** Start of Exercise material **

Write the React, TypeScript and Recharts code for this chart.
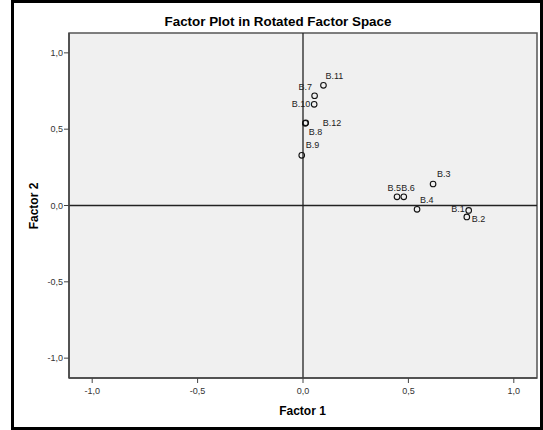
import {
  Customized,
  ReferenceArea,
  ReferenceLine,
  Scatter,
  ScatterChart,
  XAxis,
  YAxis,
} from "recharts";

// loadings
const itemLabels = ["B.1", "B.2", "B.3", "B.4", "B.5", "B.6", "B.7", "B.8", "B.9", "B.10", "B.11", "B.12"];
const factor1 = [0.786, 0.777, 0.617, 0.541, 0.446, 0.478, 0.055, 0.011, -0.006, 0.053, 0.097, 0.013];
const factor2 = [-0.032, -0.075, 0.141, -0.025, 0.057, 0.057, 0.719, 0.538, 0.329, 0.663, 0.787, 0.542];
const axisTicks = [-1, -0.5, 0, 0.5, 1];

const X_DOMAIN: [number, number] = [-1.11, 1.11];
const Y_DOMAIN: [number, number] = [-1.13, 1.13];

const FONT = "Arial, 'Liberation Sans', Helvetica, sans-serif";

// where each point label sits relative to its marker (dx, dy, anchor)
const LABEL_PLACEMENT: Record<string, [number, number, "start" | "end"]> = {
  "B.1": [-4, -1, "end"],
  "B.2": [5, 2, "start"],
  "B.3": [4, -9.5, "start"],
  "B.4": [3, -9, "start"],
  "B.5": [-9.5, -9, "start"],
  "B.6": [-2.5, -9, "start"],
  "B.7": [-2.5, -8.5, "end"],
  "B.8": [3.5, 8.5, "start"],
  "B.9": [4, -10, "start"],
  "B.10": [-4, 0, "end"],
  "B.11": [2, -9.5, "start"],
  "B.12": [17, 0, "start"],
};

const points = itemLabels.map((label, i) => ({
  label,
  x: factor1[i],
  y: factor2[i],
}));

const formatTick = (v: number) => v.toFixed(1).replace(".", ",");

function renderPoint(props: any) {
  const { cx, cy, payload } = props;
  const [dx, dy, anchor] = LABEL_PLACEMENT[payload.label] ?? [4, -9, "start"];
  return (
    <g>
      <circle cx={cx} cy={cy} r={2.8} fill="none" stroke="#111" strokeWidth={1.1} />
      <text
        x={cx + dx}
        y={cy + dy}
        textAnchor={anchor}
        dominantBaseline="central"
        fontSize={9}
        fontFamily={FONT}
        fill="#222"
      >
        {payload.label}
      </text>
    </g>
  );
}

function Titles() {
  return (
    <g fontFamily={FONT} fontWeight="bold" fill="#000">
      <text x={278} y={26} textAnchor="middle" fontSize={13.4}>
        Factor Plot in Rotated Factor Space
      </text>
      <text x={302.5} y={415} textAnchor="middle" fontSize={12}>
        Factor 1
      </text>
      <text
        x={34}
        y={206}
        textAnchor="middle"
        dominantBaseline="central"
        fontSize={12}
        transform="rotate(-90 34 206)"
      >
        Factor 2
      </text>
    </g>
  );
}

export default function App() {
  return (
    <div style={{ position: "absolute", left: 0, top: 0, width: 543, height: 430, background: "#fff" }}>
      <ScatterChart width={543} height={430} margin={{ top: 33, right: 6, bottom: 0, left: 0 }}>
        <ReferenceArea
          x1={X_DOMAIN[0]}
          x2={X_DOMAIN[1]}
          y1={Y_DOMAIN[0]}
          y2={Y_DOMAIN[1]}
          fill="#f0f0f0"
          fillOpacity={1}
          stroke="#555"
          strokeWidth={1.5}
          ifOverflow="visible"
        />
        <XAxis
          type="number"
          dataKey="x"
          domain={X_DOMAIN}
          ticks={axisTicks}
          allowDataOverflow
          height={52}
          tickFormatter={formatTick}
          tickSize={5}
          tickMargin={5}
          axisLine={{ stroke: "#444", strokeWidth: 1.5 }}
          tickLine={{ stroke: "#444" }}
          tick={{ fontSize: 9, fontFamily: FONT, fill: "#333" }}
        />
        <YAxis
          type="number"
          dataKey="y"
          domain={Y_DOMAIN}
          ticks={axisTicks}
          allowDataOverflow
          width={69}
          tickFormatter={formatTick}
          tickSize={5}
          tickMargin={1}
          axisLine={{ stroke: "#444", strokeWidth: 1.5 }}
          tickLine={{ stroke: "#444" }}
          tick={{ fontSize: 9, fontFamily: FONT, fill: "#333" }}
        />
        <ReferenceLine x={0} stroke="#222" strokeWidth={1.3} />
        <ReferenceLine y={0} stroke="#222" strokeWidth={1.3} />
        <Scatter data={points} shape={renderPoint} isAnimationActive={false} />
        <Customized component={Titles} />
      </ScatterChart>
      <div
        style={{
          position: "absolute",
          left: 11,
          top: 0,
          width: 532,
          height: 430,
          border: "3px solid #000",
          boxSizing: "border-box",
          pointerEvents: "none",
        }}
      />
    </div>
  );
}
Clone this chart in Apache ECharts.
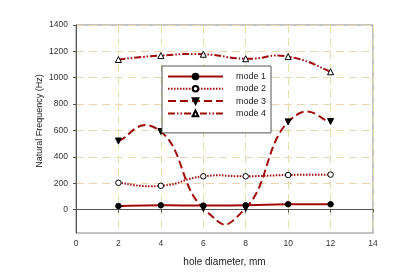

** End of Exercise material **

Work to complete: Scan the listing above for the word "this" and show each line where it is found.

Reply to the exercise:
Write the React, TypeScript and Recharts code for this chart.
Clone this chart in Apache ECharts.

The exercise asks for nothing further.